Clinical severity is correlated with age at seizure onset and biophysical properties of recurrent gain of function variants associated with SCN8A‐related epilepsy

Abstract

Objectives

Genetic variants in the SCN8A gene underlie a wide spectrum of neurodevelopmental phenotypes including several distinct seizure types and a host of comorbidities. One of the major challenges facing clinicians and researchers alike is to identify genotype-phenotype (G-P) correlations that may improve prognosis, guide treatment decisions, and lead to precision medicine approaches.

Methods

We investigated genotype-phenotype correlations among 270 participants harboring gain-of-function (GOF) variants enrolled in the International SCN8A Registry, a patient-driven online database.
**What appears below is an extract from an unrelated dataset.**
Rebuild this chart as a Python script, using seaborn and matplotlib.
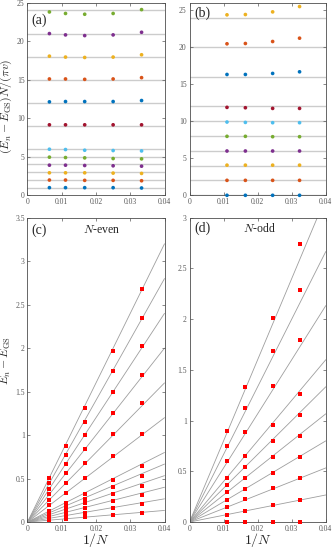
import pandas as pd
import matplotlib
matplotlib.use("Agg")
import matplotlib.pyplot as plt
import seaborn as sns

# 1/N values (even and odd system sizes)
inv_N_even = [0.0064, 0.0111, 0.0167, 0.0250, 0.0333]
inv_N_odd = [0.0110, 0.0164, 0.0244, 0.0323]

# CFT levels (horizontal reference lines)
levels_even = [1, 2, 3, 4, 5, 6, 9, 12, 15, 18, 21, 24]
levels_odd = [0, 2, 4, 6, 8, 10, 12, 16, 20, 24]

# rescaled gaps (E_n - E_GS) N / (pi v), one row per level
scaled_even = [
    [0.99, 0.99, 0.99, 0.99, 0.95],
    [1.98, 1.98, 1.94, 1.94, 1.89],
    [2.92, 2.92, 2.92, 2.88, 2.84],
    [3.91, 3.91, 3.87, 3.83, 3.78],
    [4.95, 4.90, 4.86, 4.77, 4.73],
    [5.98, 5.94, 5.85, 5.81, 5.76],
    [9.15, 9.15, 9.15, 9.15, 9.15],
    [12.13, 12.17, 12.17, 12.17, 12.30],
    [15.10, 15.10, 15.05, 15.10, 15.27],
    [18.06, 17.94, 17.89, 17.94, 18.24],
    [20.99, 20.82, 20.73, 20.82, 21.16],
    [23.80, 23.60, 23.50, 23.60, 24.10],
]
scaled_odd = [
    [0.00, 0.00, 0.00, 0.00],
    [2.02, 2.02, 2.02, 2.02],
    [4.07, 4.07, 4.07, 4.07],
    [5.98, 5.98, 5.98, 5.98],
    [7.96, 7.96, 7.91, 7.91],
    [9.89, 9.84, 9.80, 9.80],
    [11.87, 11.82, 11.73, 11.73],
    [16.31, 16.31, 16.45, 16.67],
    [20.45, 20.49, 20.76, 21.21],
    [24.36, 24.40, 24.76, 25.48],
]
pi_v = 10 / 3  # velocity factor used to convert back to energies

matlab_colors = ["#0072BD", "#D95319", "#EDB120", "#7E2F8E",
                 "#77AC30", "#4DBEEE", "#A2142F"]


def to_frame(levels, inv_N, scaled):
    rows = []
    for lev, vals in zip(levels, scaled):
        for x, v in zip(inv_N, vals):
            rows.append({"level": lev, "invN": x, "scaled": v, "E": v * pi_v * x})
    return pd.DataFrame(rows)


df_even = to_frame(levels_even, inv_N_even, scaled_even)
df_odd = to_frame(levels_odd, inv_N_odd, scaled_odd)

sns.set_style("ticks")
plt.rcParams["font.family"] = ["Liberation Serif", "DejaVu Serif"]
plt.rcParams["mathtext.fontset"] = "cm"
plt.rcParams["axes.edgecolor"] = "0.3"
plt.rcParams["axes.linewidth"] = 0.6

fig = plt.figure(figsize=(3.32, 5.48), dpi=100)
ax_a = fig.add_axes([0.0828, 0.6436, 0.4127, 0.3515])
ax_b = fig.add_axes([0.5708, 0.6436, 0.4105, 0.3515])
ax_c = fig.add_axes([0.0828, 0.0474, 0.4127, 0.5553])
ax_d = fig.add_axes([0.5708, 0.0474, 0.4105, 0.5553])

xticks = [0, 0.01, 0.02, 0.03, 0.04]
xticklabels = ["0", "0.01", "0.02", "0.03", "0.04"]

# top row: rescaled gaps
for ax, df, levels, top in [(ax_a, df_even, levels_even, 25),
                            (ax_b, df_odd, levels_odd, 26)]:
    for lev in levels:
        ax.axhline(lev, color="0.8", lw=1.0, zorder=0)
    pal = {lev: matlab_colors[i % 7] for i, lev in enumerate(levels)}
    sns.scatterplot(data=df, x="invN", y="scaled", hue="level", palette=pal,
                    s=7, linewidth=0, legend=False, ax=ax, zorder=3, clip_on=False)
    ax.set_ylim(0, top)
    ax.set_yticks([0, 5, 10, 15, 20, 25])
    ax.set_yticklabels(["0", "5", "10", "15", "20", "25"])

# bottom row: gaps vs 1/N
for ax, df, levels, top in [(ax_c, df_even, levels_even, 3.5),
                            (ax_d, df_odd, levels_odd, 3)]:
    for lev in levels:
        ax.axline((0, 0), slope=lev * pi_v, color="0.62", lw=0.6, zorder=0)
    sns.scatterplot(data=df, x="invN", y="E", color="red", marker="s",
                    s=5.5, linewidth=0, legend=False, ax=ax, zorder=3, clip_on=False)
    ax.set_ylim(0, top)
    yt = [i * 0.5 for i in range(int(top / 0.5) + 1)]
    ax.set_yticks(yt)
    ax.set_yticklabels(["%g" % t for t in yt])

for ax in [ax_a, ax_b, ax_c, ax_d]:
    ax.set_xlim(0, 0.04)
    ax.set_xticks(xticks)
    ax.set_xticklabels(xticklabels)
    ax.tick_params(direction="in", top=True, right=True, length=2.5, width=0.5,
                   labelsize=5.5, colors="0.35", pad=2)
    ax.set_xlabel("")
    ax.set_ylabel("")

ax_a.set_ylabel(r"$(E_n-E_{\rm GS})N/(\pi v)$", fontsize=8.5)
ax_a.yaxis.set_label_coords(-0.095, 0.46)
ax_c.set_ylabel(r"$E_n-E_{\rm GS}$", fontsize=8.5)
ax_c.yaxis.set_label_coords(-0.105, 0.53)
ax_c.set_xlabel(r"$1/N$", fontsize=10, labelpad=-1)
ax_d.set_xlabel(r"$1/N$", fontsize=10, labelpad=-1)

ax_a.text(0.03, 0.91, "(a)", transform=ax_a.transAxes, fontsize=10, va="center")
ax_b.text(0.035, 0.945, "(b)", transform=ax_b.transAxes, fontsize=10, va="center")
ax_c.text(0.03, 0.96, "(c)", transform=ax_c.transAxes, fontsize=10, va="center")
ax_d.text(0.035, 0.965, "(d)", transform=ax_d.transAxes, fontsize=10, va="center")
ax_c.text(0.54, 0.96, r"$N$-even", transform=ax_c.transAxes, fontsize=8.5,
          va="center", ha="center")
ax_d.text(0.51, 0.965, r"$N$-odd", transform=ax_d.transAxes, fontsize=8.5,
          va="center", ha="center")

fig.savefig("out.png", dpi=100)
We performed correlation analyses stratifying the cohort by clinical phenotypes to identify diagnostic features that differ among patients with varying levels of clinical severity, and that differ among patients with distinct GOF variants.

Results

Our analyses confirm positive correlations between age at seizure onset and developmental skills acquisition (DQ), rates of seizure freedom, and percentage of cohort with developmental delays, and identify negative correlations with number of current and weaned antiseizure medications (ASMs). This set of features is more detrimentally affected in individuals with a priori expectations of more severe clinical phenotypes. Our analyses also reveal a significant correlation between a severity index (SI) combining clinical features of individuals with a particular highly recurrent variant and an independent electrophysiological score (ES) assigned to each variant based on in vitro testing.

Significance

This is one of the first studies to identify statistically significant G-P correlations for individual SCN8A variants with GOF properties. The results suggest that individual GOF variants 1) are predictive of clinical severity for individuals carrying those variants, and 2) may underlie distinct clinical phenotypes of SCN8A disease, thus helping to explain the wide SCN8A-related epilepsy disease spectrum. These results also suggest that certain features present at initial diagnosis are predictive of clinical severity, and with more informed treatment plans, may serve to improve prognosis for patients with SCN8A GOF variants.